Голос смолк на середине слова, и старший инспектор продолжил, стараясь не делать пауз, в которые мог бы вклиниться его старый приятель Стефан Кервуд, с которым Бронсон не виделся вот уже лет… сколько же?.. да, восемь, с тех пор, как умерла Конни и приступ глубокой депрессии заставил Кервуда просить начальство о переводе в деревню.
– Я буду задавать вопросы, – сказал Бронсон, – а ты отвечай коротко, не нужно занимать линию.
– Да, – отозвался Кервуд.
– Когда исчезла Элизабет… как, ты сказал, ее фамилия?
– Донахью, но вообще-то…
– Когда она исчезла?
– Никто ее не видел с прошлой пятницы.
– Шесть дней назад, значит. Ее муж…
– Сэр Эндрю Притчард ей не…
– Что он говорит по этому поводу?
– Что леди Элизабет уехала к подруге в Эдинбург.
– Это проверено?
– Майк, у меня нет таких возможностей, как у Ярда! Я даже не могу потребовать, чтобы сэр Эндрю назвал адрес подруги, он имеет полное право не…
– Понятно. Ты спрашивал кассира на железнодорожной станции? Он мог запомнить женщину…
– Майк, я, конечно, здесь покрылся плесенью, но все же не до такой степени, чтобы…
– Спрашивал или нет?
– Конечно! Кассирша, миссис Барден, прекрасно знает леди Элизабет, она не видела ее месяца три.

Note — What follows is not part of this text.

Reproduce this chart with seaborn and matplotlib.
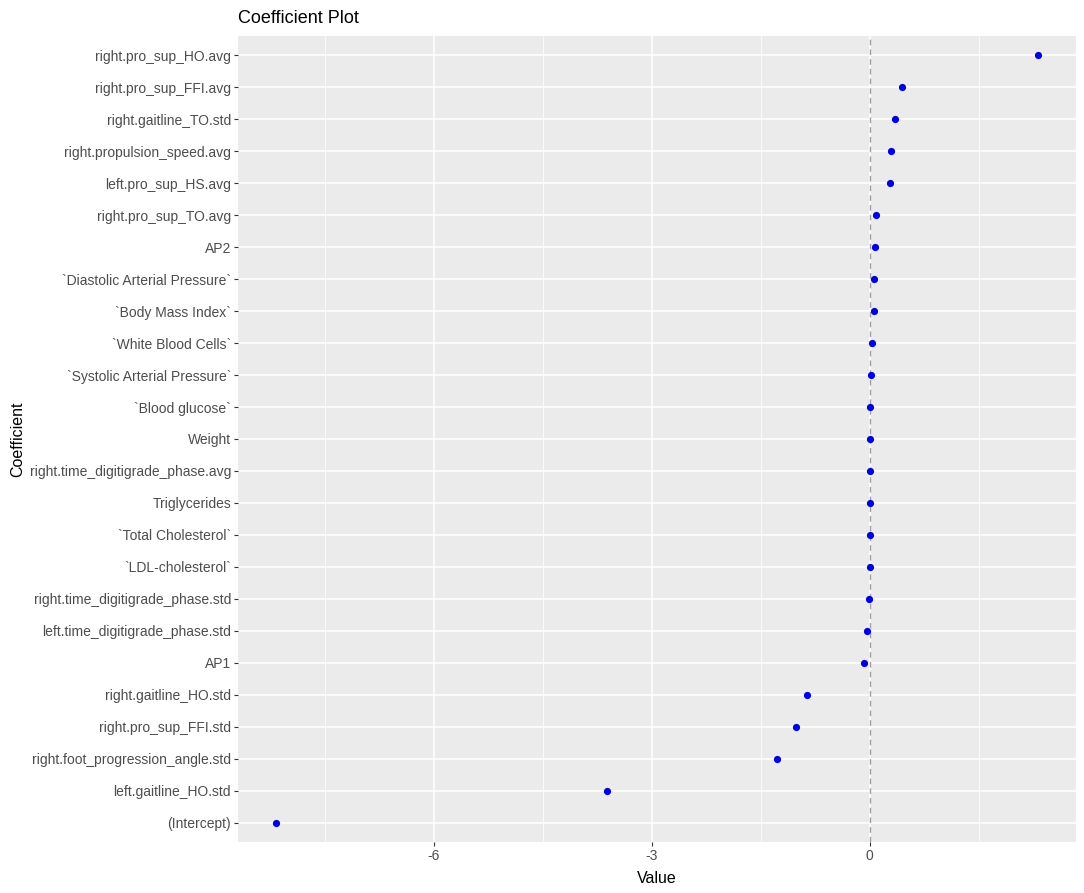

– Понятно, – Бронсон наконец принял решение. – Стефан, сейчас я занят, а в пятницу к полудню приеду в Блетчли.
– С Кэтти, ты можешь взять ее с собой. Воздух у нас…
– Я приеду один. – Бронсону не хотелось говорить, что с женой они расстались два года назад, детей он видит раз в месяц, живет бобылем, и воскресный отдых в деревне нужен ему больше, чем Стефану – помощь Скотланд-Ярда. Скорее всего, ничего криминального в Блетчли-менор не произошло. Сбежала чья-то жена – похоже, даже не жена, а сожительница. Когда уходила Кэтти, она тоже…
– Я приеду один, – повторил Бронсон. – На уик-энд. Отдых не помешает, заодно попробую разобраться в твоей истории. Конечно, неофициально. Ты понимаешь, что нет оснований возбуждать уголовное дело, поскольку не найдено тело и не поступило искового заявления об исчезновении человека?
– Да, – после паузы сказал Кервуд. – Я понимаю. Но леди Элизабет не могла просто исчезнуть.
– Поговорим, когда я приеду, хорошо?
– В пятницу поезд прибывает в одиннадцать двадцать семь. Стоит всего минуту, имей в виду. Я тебя встречу.
Старший инспектор Бронсон положил трубку на рычаг и подумал о том, как время меняет людей: когда Стефан работал в Ярде, это был немногословный, вдумчивый сотрудник, не хватавший звезд с неба, но всегда четко выполнявший указания начальства в лице Бронсона. После смерти жены (она умерла от рака, сгорела, как свеча) Кервуд ушел в себя – слова от него невозможно было добиться.
Не время меняет людей, а место, подумал Бронсон. Я бы, наверно, тоже стал болтлив, если бы жил в деревне и каждый день общался с людьми, обожающими сплетничать о своих соседях.
Знаю я этих деревенских…
* * *
Поезд прибыл по расписанию, никто, кроме Бронсона, на станции Блетчли не вышел, а на перроне не оказалось ни одной живой души, кроме грузного мужчины лет сорока, в котором старший инспектор не без труда признал старого друга.
Обнялись, произнесли дежурные фразы («Прекрасно выглядишь, старина!», «Ты совсем не изменился за эти годы!»). На привокзальной площади, размером не превышавшей площадку для лаун-тенниса, ждала машина. Стефан сел за руль, Бронсон – на соседнее сиденье, и поехали вперевалку по дороге, которую, похоже, протаптывали кони в веке примерно восемнадцатом, а то и раньше.
Природа, однако, была изумительная – живописные рощи, пруд, липовая аллея, зеленые холмы, на которых паслась какая-то живность, издалека Бронсон не мог разглядеть, то ли это были обыкновенные коровы, то ли бизоны, сошедшие с картинок из любимых книг его детства.